** Material provided **
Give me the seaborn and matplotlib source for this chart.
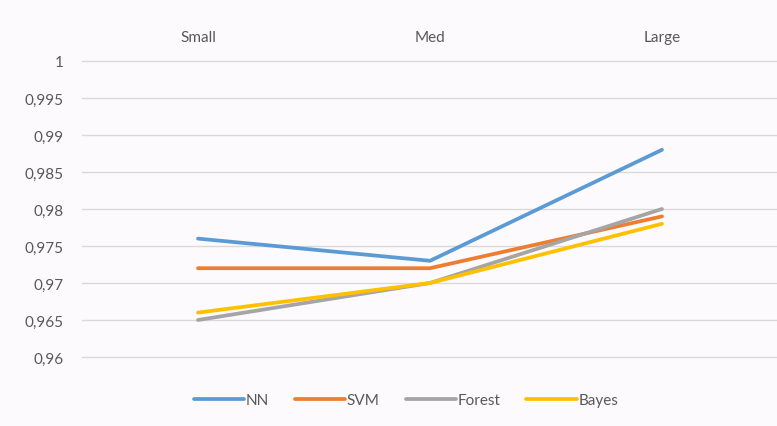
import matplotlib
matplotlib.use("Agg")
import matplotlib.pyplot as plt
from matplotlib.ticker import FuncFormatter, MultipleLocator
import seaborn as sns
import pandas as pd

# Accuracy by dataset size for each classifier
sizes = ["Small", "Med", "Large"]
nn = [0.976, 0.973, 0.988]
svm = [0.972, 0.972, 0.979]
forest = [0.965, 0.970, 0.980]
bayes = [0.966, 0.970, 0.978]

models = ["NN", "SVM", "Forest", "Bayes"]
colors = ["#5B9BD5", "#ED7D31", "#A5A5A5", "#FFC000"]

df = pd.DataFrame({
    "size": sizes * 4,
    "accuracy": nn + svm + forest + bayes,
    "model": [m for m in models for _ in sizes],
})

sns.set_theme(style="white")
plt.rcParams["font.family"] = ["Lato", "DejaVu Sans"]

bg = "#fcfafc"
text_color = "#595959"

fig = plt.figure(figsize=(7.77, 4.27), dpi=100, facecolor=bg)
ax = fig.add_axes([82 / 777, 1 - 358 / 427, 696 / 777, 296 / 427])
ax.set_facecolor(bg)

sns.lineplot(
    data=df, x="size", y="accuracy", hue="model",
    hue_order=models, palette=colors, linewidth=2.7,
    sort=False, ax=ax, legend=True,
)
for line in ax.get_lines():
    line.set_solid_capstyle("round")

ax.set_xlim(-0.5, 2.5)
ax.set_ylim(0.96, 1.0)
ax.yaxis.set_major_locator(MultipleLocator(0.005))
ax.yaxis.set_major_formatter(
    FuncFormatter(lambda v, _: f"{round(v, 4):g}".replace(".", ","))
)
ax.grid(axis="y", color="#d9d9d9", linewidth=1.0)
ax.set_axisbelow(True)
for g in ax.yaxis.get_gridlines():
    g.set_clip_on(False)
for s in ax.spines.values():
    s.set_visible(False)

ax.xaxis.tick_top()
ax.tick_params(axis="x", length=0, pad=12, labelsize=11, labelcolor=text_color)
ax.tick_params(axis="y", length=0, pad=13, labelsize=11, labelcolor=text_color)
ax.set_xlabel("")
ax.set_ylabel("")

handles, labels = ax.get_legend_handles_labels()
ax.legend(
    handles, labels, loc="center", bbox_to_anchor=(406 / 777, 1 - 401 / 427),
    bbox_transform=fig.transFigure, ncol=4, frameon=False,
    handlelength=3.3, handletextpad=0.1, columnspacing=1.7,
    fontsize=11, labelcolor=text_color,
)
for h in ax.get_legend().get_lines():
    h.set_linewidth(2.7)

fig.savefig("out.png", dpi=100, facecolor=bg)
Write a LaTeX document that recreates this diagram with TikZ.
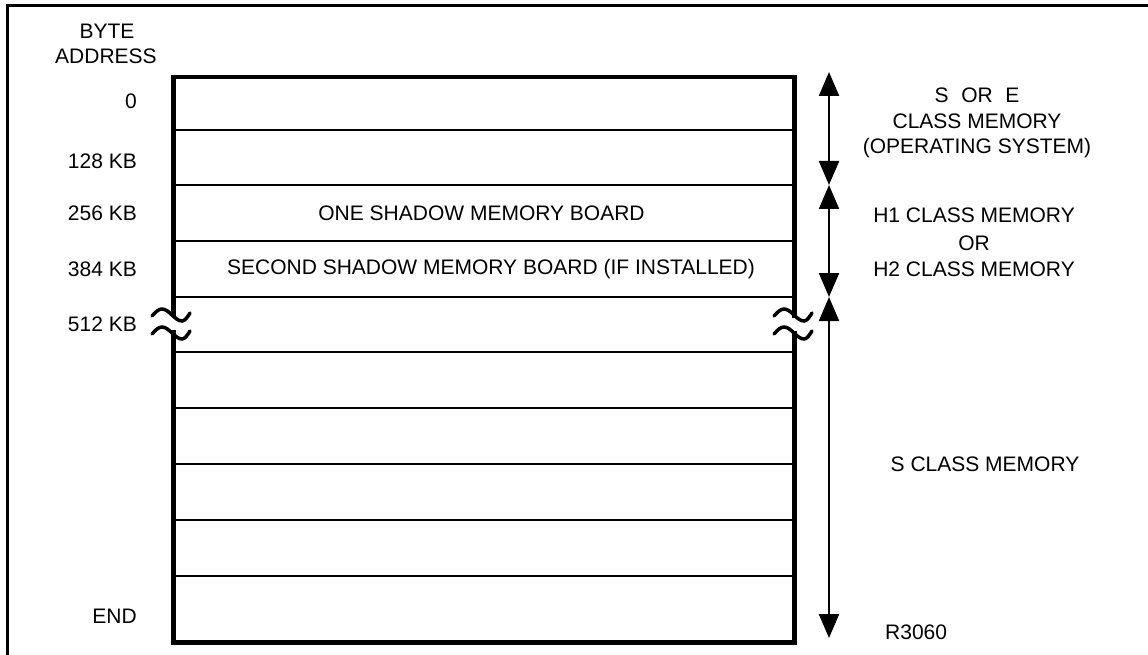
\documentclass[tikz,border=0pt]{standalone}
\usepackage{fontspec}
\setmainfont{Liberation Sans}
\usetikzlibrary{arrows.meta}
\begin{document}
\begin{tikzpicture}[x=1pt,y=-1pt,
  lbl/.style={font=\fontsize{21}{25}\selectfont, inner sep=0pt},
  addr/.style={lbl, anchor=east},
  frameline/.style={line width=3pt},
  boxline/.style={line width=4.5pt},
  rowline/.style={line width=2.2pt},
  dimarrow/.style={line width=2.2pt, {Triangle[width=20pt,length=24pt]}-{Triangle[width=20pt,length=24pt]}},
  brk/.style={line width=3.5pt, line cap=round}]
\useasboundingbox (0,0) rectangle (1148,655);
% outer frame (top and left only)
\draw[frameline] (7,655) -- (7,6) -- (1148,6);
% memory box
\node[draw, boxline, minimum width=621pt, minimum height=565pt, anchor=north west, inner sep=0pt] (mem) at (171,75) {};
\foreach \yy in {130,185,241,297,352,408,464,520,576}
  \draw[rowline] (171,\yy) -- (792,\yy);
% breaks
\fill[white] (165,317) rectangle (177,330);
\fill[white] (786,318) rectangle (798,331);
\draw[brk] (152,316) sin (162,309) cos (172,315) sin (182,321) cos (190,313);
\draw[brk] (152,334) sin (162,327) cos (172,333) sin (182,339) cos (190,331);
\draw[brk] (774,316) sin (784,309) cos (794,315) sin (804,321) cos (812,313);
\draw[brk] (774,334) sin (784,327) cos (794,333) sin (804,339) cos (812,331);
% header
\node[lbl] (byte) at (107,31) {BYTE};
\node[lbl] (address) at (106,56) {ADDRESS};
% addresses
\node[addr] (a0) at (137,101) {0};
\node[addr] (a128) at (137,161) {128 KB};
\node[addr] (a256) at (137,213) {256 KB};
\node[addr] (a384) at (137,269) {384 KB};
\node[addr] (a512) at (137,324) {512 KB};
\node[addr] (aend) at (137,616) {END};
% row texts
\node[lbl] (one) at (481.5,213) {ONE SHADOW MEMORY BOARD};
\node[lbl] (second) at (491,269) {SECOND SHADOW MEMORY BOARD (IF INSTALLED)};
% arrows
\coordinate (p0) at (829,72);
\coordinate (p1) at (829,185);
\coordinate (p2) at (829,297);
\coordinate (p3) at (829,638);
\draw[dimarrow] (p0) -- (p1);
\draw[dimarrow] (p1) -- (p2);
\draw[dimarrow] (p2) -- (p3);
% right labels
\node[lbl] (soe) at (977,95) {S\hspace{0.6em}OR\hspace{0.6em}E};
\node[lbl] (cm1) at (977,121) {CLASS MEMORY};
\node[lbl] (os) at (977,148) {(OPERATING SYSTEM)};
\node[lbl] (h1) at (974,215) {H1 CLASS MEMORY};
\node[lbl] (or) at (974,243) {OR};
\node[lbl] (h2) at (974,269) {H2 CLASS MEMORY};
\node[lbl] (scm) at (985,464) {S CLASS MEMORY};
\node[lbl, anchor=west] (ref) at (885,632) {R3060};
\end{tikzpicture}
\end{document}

** Problem to solve **
Find all lines with "seaborn" in them and copy each one.

** Answer below **
Give me the seaborn and matplotlib source for this chart.
import seaborn as sns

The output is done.